How do you graph #y=(x^2-2x)/(2x+3)# using asymptotes, intercepts, end behavior?

1 Answer
Aug 24, 2016

Answer:

graph{(x^2-2x)/(2x+3) [-20, 20, -10, 10]}

Explanation:

#y=(x^2-2x)/(2x+3)#

a)
You can already tell that it has a vertical asymptote. Just let the denominator equal to zero and solve for #x#.
#2x+3=0# so #x=-3/2# (evident on the graph above).

b)
#y# shows zero values when #x=0# and #x=2#

c)
Next, if #x->+-oo#, #y->+-oo#
Roughly speaking;
#y=(oo^2)/(oo)=oo# and #y=oo^2/-oo=-oo#
*Mathematicians hate seeing the infinity symbol used like this. I think it is because infinity cannot simply be seen as a number but more of a concept.

d)
Finally, find the turning points;
#dy/dx=2/(2x+3)^2(x^2+3x-3)=0#
In other words; #x^2+3x-3=0#
Using #(-b+-sqrt(b^2-4ac))/2# you will find #x=(-3+-sqrt(21))/2#.
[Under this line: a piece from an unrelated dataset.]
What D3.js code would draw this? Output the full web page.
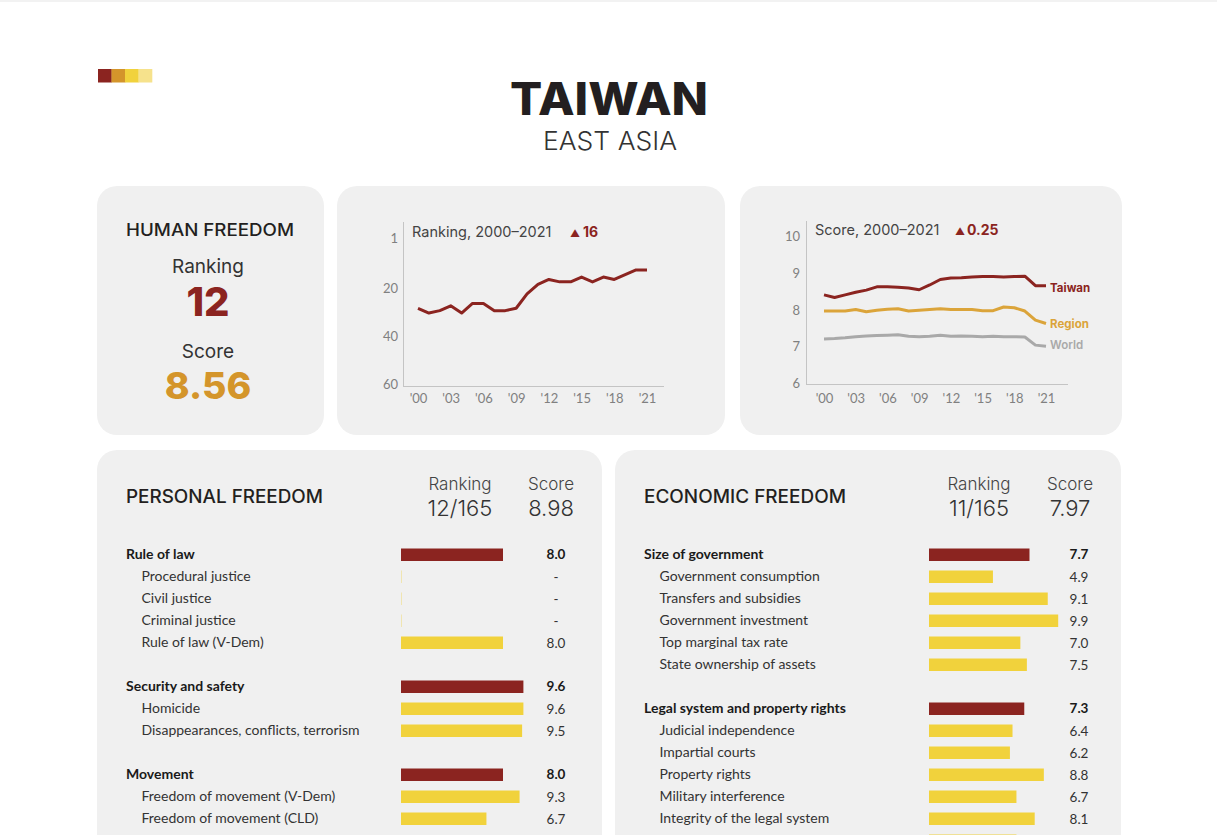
<!DOCTYPE html>
<html><head><meta charset="utf-8">
<script src="https://cdn.jsdelivr.net/npm/d3@7"></script>
<style>
html,body{margin:0;padding:0;background:#fff;}
svg{display:block;}
text{font-family:Lato,"Open Sans",sans-serif;}
.h{font-family:Inter,"Open Sans",sans-serif;}
</style></head><body>
<svg id="c" width="1217" height="835"></svg>
<script>
// ---------------- DATA ----------------
const country = "TAIWAN";
const region = "EAST ASIA";
const hfRanking = "12";
const hfScore = "8.56";
const rankChange = "16";
const scoreChange = "0.25";

const years = [2000,2001,2002,2003,2004,2005,2006,2007,2008,2009,2010,2011,2012,2013,2014,2015,2016,2017,2018,2019,2020,2021];
const xTickYears = [2000,2003,2006,2009,2012,2015,2018,2021];
const rankTicks = [1,20,40,60];
const scoreTicks = [6,7,8,9,10];

const rankSeries = [28,30,29,27,30,26,26,29,29,28,22,18,16,17,17,15,17,15,16,14,12,12];
const taiwanScore = [8.31,8.24,8.31,8.38,8.44,8.53,8.53,8.52,8.50,8.45,8.58,8.73,8.77,8.78,8.80,8.81,8.81,8.80,8.81,8.82,8.56,8.56];
const regionScore = [7.87,7.87,7.87,7.91,7.85,7.89,7.92,7.93,7.87,7.89,7.91,7.93,7.91,7.91,7.91,7.88,7.88,7.98,7.96,7.87,7.62,7.53];
const worldScore  = [7.11,7.12,7.14,7.17,7.19,7.20,7.21,7.22,7.18,7.17,7.18,7.21,7.18,7.19,7.18,7.17,7.18,7.17,7.17,7.16,6.94,6.91];
const seriesNames = ["Taiwan","Region","World"];

const personalRanking = "12/165";
const personalScore = "8.98";
const personalLabels = ["Rule of law","Procedural justice","Civil justice","Criminal justice","Rule of law (V-Dem)",
  "Security and safety","Homicide","Disappearances, conflicts, terrorism",
  "Movement","Freedom of movement (V-Dem)","Freedom of movement (CLD)"];
const personalValues = [8.0,null,null,null,8.0, 9.6,9.6,9.5, 8.0,9.3,6.7];
const personalIsHeader = [true,false,false,false,false, true,false,false, true,false,false];

const economicRanking = "11/165";
const economicScore = "7.97";
const economicLabels = ["Size of government","Government consumption","Transfers and subsidies","Government investment","Top marginal tax rate","State ownership of assets",
  "Legal system and property rights","Judicial independence","Impartial courts","Property rights","Military interference","Integrity of the legal system","Legal enforcement of contracts"];
const economicValues = [7.7,4.9,9.1,9.9,7.0,7.5, 7.3,6.4,6.2,8.8,6.7,8.1,6.7];
const economicIsHeader = [true,false,false,false,false,false, true,false,false,false,false,false,false];

// ---------------- STYLE ----------------
const RED="#8b2420", GOLD="#d4952b", YEL="#f1d23c", PALE="#f6e28c", BG="#f0f0f0", GRAY="#a9a9a9", INK="#231f20", TXT="#333";
const H = 835;
const svg = d3.select("#c");

svg.append("rect").attr("x",0).attr("y",0).attr("width",1217).attr("height",2).attr("fill","#f2f2f2");

// swatch strip
const sw = d3.scaleBand().domain([0,1,2,3]).range([98,152]);
svg.selectAll("rect.sw").data([RED,GOLD,YEL,PALE]).join("rect").attr("class","sw")
  .attr("x",(d,i)=>sw(i)).attr("y",69).attr("width",sw.bandwidth()+0.3).attr("height",13.5).attr("fill",d=>d);

// title
svg.append("text").attr("class","h").attr("x",609).attr("y",115).attr("text-anchor","middle")
  .attr("font-size",45).attr("font-weight",800).attr("fill",INK).attr("textLength",198).attr("lengthAdjust","spacingAndGlyphs").text(country);
svg.append("text").attr("class","h").attr("x",610).attr("y",150).attr("text-anchor","middle")
  .attr("font-size",26).attr("font-weight",300).attr("fill","#333").attr("textLength",134).attr("lengthAdjust","spacingAndGlyphs").text(region);

// panels
const panels = [[97,186,227,249],[337,186,388,249],[740,186,382,249],[97,450,505,420],[615,450,506,420]];
svg.selectAll("rect.pn").data(panels).join("rect").attr("class","pn")
  .attr("x",d=>d[0]).attr("y",d=>d[1]).attr("width",d=>d[2]).attr("height",d=>d[3]).attr("rx",20).attr("fill",BG);

// human freedom panel
svg.append("text").attr("class","h").attr("x",126).attr("y",236).attr("font-size",17).attr("font-weight",500).attr("fill",INK)
  .attr("textLength",168).attr("lengthAdjust","spacingAndGlyphs").text("HUMAN FREEDOM");
svg.append("text").attr("class","h").attr("x",208).attr("y",272.5).attr("text-anchor","middle").attr("font-size",19).attr("fill",TXT).text("Ranking");
svg.append("text").attr("class","h").attr("x",208).attr("y",316).attr("text-anchor","middle").attr("font-size",40).attr("font-weight",800).attr("fill",RED).text(hfRanking);
svg.append("text").attr("class","h").attr("x",208).attr("y",358).attr("text-anchor","middle").attr("font-size",19).attr("fill",TXT).text("Score");
svg.append("text").attr("class","h").attr("x",208).attr("y",399).attr("text-anchor","middle").attr("font-size",37.5).attr("font-weight",800).attr("fill",GOLD).text(hfScore);

// ---------- ranking chart ----------
const xR = d3.scaleLinear().domain([2000,2021]).range([418,647]);
const yR = d3.scaleLinear().domain([1,60]).range([243.5,385]);
const gR = svg.append("g");
gR.append("line").attr("x1",403.5).attr("x2",403.5).attr("y1",222).attr("y2",387).attr("stroke","#c4c4c4");
gR.append("line").attr("x1",403).attr("x2",664).attr("y1",386.5).attr("y2",386.5).attr("stroke","#c4c4c4");
const axL = gR.append("g").attr("transform","translate(398,0)")
  .call(d3.axisLeft(yR).tickValues(rankTicks).tickSize(0).tickPadding(0).tickFormat(d3.format("d")));
axL.select(".domain").remove();
axL.selectAll("text").attr("font-size",13).attr("fill","#808080").attr("font-family","Inter, sans-serif").attr("dy",(d)=>d===1?"-0.1em":"0.25em");
const axB = gR.append("g").attr("transform","translate(0,395)")
  .call(d3.axisBottom(xR).tickValues(xTickYears).tickSize(0).tickPadding(0).tickFormat(d=>"'"+String(d).slice(2)));
axB.select(".domain").remove();
axB.selectAll("text").attr("font-size",13).attr("fill","#808080").attr("font-family","Inter, sans-serif").attr("dy","0.6em");
gR.append("path").datum(rankSeries).attr("fill","none").attr("stroke",RED).attr("stroke-width",3).attr("stroke-linejoin","round")
  .attr("d",d3.line().x((d,i)=>xR(years[i])).y(d=>yR(d)));
gR.append("text").attr("class","h").attr("x",412).attr("y",237).attr("font-size",14.5).attr("fill","#444").text("Ranking, 2000\u20132021");
gR.append("text").attr("class","h").attr("x",570).attr("y",237).attr("font-size",10).attr("fill",RED).text("\u25B2");
gR.append("text").attr("class","h").attr("x",583).attr("y",237).attr("font-size",14).attr("font-weight",700).attr("fill",RED).text(rankChange);

// ---------- score chart ----------
const xS = d3.scaleLinear().domain([2000,2021]).range([824,1046]);
const yS = d3.scaleLinear().domain([6,10]).range([379.6,232.9]);
const gS = svg.append("g");
gS.append("line").attr("x1",806.5).attr("x2",806.5).attr("y1",221).attr("y2",385).attr("stroke","#c4c4c4");
gS.append("line").attr("x1",806).attr("x2",1068).attr("y1",384.5).attr("y2",384.5).attr("stroke","#c4c4c4");
const aSL = gS.append("g").attr("transform","translate(800,0)")
  .call(d3.axisLeft(yS).tickValues(scoreTicks).tickSize(0).tickPadding(0).tickFormat(d3.format("d")));
aSL.select(".domain").remove();
aSL.selectAll("text").attr("font-size",13).attr("fill","#808080").attr("font-family","Inter, sans-serif").attr("dy","0.6em");
const aSB = gS.append("g").attr("transform","translate(0,395)")
  .call(d3.axisBottom(xS).tickValues(xTickYears).tickSize(0).tickPadding(0).tickFormat(d=>"'"+String(d).slice(2)));
aSB.select(".domain").remove();
aSB.selectAll("text").attr("font-size",13).attr("fill","#808080").attr("font-family","Inter, sans-serif").attr("dy","0.6em");
const scoreData = [worldScore, regionScore, taiwanScore];
const scoreColors = [GRAY, "#dba43a", RED];
const scoreNames = [seriesNames[2], seriesNames[1], seriesNames[0]];
const sl = d3.line().x((d,i)=>xS(years[i])).y(d=>yS(d));
gS.selectAll("path.s").data(scoreData).join("path").attr("class","s").attr("fill","none")
  .attr("stroke",(d,i)=>scoreColors[i]).attr("stroke-width",3).attr("stroke-linejoin","round").attr("d",sl);
gS.selectAll("text.sl").data(scoreData).join("text").attr("class","sl h")
  .attr("x",1050).attr("y",(d,i)=>yS(d[d.length-1]) + [ -1, 0.5, 2][i]).attr("dy","0.35em")
  .attr("font-size",11.5).attr("font-weight",(d,i)=>i===0?600:700).attr("fill",(d,i)=>scoreColors[i]).text((d,i)=>scoreNames[i]);
gS.append("text").attr("class","h").attr("x",815).attr("y",235).attr("font-size",14.5).attr("fill","#444").text("Score, 2000\u20132021");
gS.append("text").attr("class","h").attr("x",955).attr("y",235).attr("font-size",10).attr("fill",RED).text("\u25B2");
gS.append("text").attr("class","h").attr("x",967).attr("y",235).attr("font-size",14).attr("font-weight",700).attr("fill",RED).text(scoreChange);

// ---------- bar panels ----------
function barPanel(o){
  const g = svg.append("g");
  g.append("text").attr("class","h").attr("x",o.tx).attr("y",503).attr("font-size",18).attr("font-weight",500).attr("fill",INK)
    .attr("textLength",o.tw).attr("lengthAdjust","spacingAndGlyphs").text(o.title);
  g.append("text").attr("class","h").attr("x",o.rx).attr("y",490).attr("text-anchor","middle").attr("font-size",17).attr("font-weight",300).attr("fill","#444").text("Ranking");
  g.append("text").attr("class","h").attr("x",o.rx).attr("y",516).attr("text-anchor","middle").attr("font-size",22).attr("font-weight",300).attr("fill","#333").text(o.ranking);
  g.append("text").attr("class","h").attr("x",o.sx).attr("y",490).attr("text-anchor","middle").attr("font-size",17).attr("font-weight",300).attr("fill","#444").text("Score");
  g.append("text").attr("class","h").attr("x",o.sx).attr("y",516).attr("text-anchor","middle").attr("font-size",22).attr("font-weight",300).attr("fill","#333").text(o.score);
  // row positions: an empty row between groups
  let idx=-1; const rowIdx = o.labels.map((l,i)=>{ if(o.hdr[i] && i>0) idx+=2; else idx+=1; return idx; });
  const y = d3.scaleLinear().domain([0,1]).range([554,576]);
  const x = d3.scaleLinear().domain([0,10]).range([o.bx, o.bx+o.bw]);
  const rows = o.labels.map((l,i)=>({l, v:o.values[i], h:o.hdr[i], r:rowIdx[i]}));
  const rg = g.selectAll("g.row").data(rows).join("g").attr("class","row").attr("transform",d=>`translate(0,${y(d.r)})`);
  rg.append("rect").attr("x",x(0)).attr("y",-5.5).attr("height",12.5)
    .attr("width",d=>d.v==null?1:x(d.v)-x(0)).attr("fill",d=>d.h?RED:YEL).attr("opacity",d=>d.v==null?0.35:1);
  // labels only for rows that fall inside the page (the last row is cut by the page edge)
  const vis = rg.filter(d=>y(d.r)+7 < H);
  vis.append("text").attr("x",d=>d.h?o.lx:o.lx+15.5).attr("dy","0.35em").attr("font-size",14)
    .attr("font-weight",d=>d.h?700:400).attr("fill",d=>d.h?"#1a1a1a":"#333").text(d=>d.l);
  vis.append("text").attr("x",o.vx).attr("dy",d=>d.h?"0.35em":"0.45em").attr("text-anchor","middle").attr("font-size",13.5)
    .attr("font-weight",d=>d.h?700:400).attr("fill",d=>d.h?"#1a1a1a":"#333").text(d=>d.v==null?"-":d3.format(".1f")(d.v));
}
barPanel({title:"PERSONAL FREEDOM", tx:126, tw:197, rx:460, sx:551, ranking:personalRanking, score:personalScore,
  labels:personalLabels, values:personalValues, hdr:personalIsHeader, lx:126, bx:401, bw:127.5, vx:556});
barPanel({title:"ECONOMIC FREEDOM", tx:644, tw:202, rx:979, sx:1070, ranking:economicRanking, score:economicScore,
  labels:economicLabels, values:economicValues, hdr:economicIsHeader, lx:644, bx:929, bw:130.5, vx:1079});
</script>
</body></html>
So far, you have found these important points:
-Asymptote #x=-3/2#
-Points #(0,0)# and #(2,0)#
-#(x->oo,y->oo)# and #(x->-oo,y->-oo)#
-Turning points at #x=(-3+-sqrt(21))/2#

These should be enough to help you see the shape of your graph.
Cheers.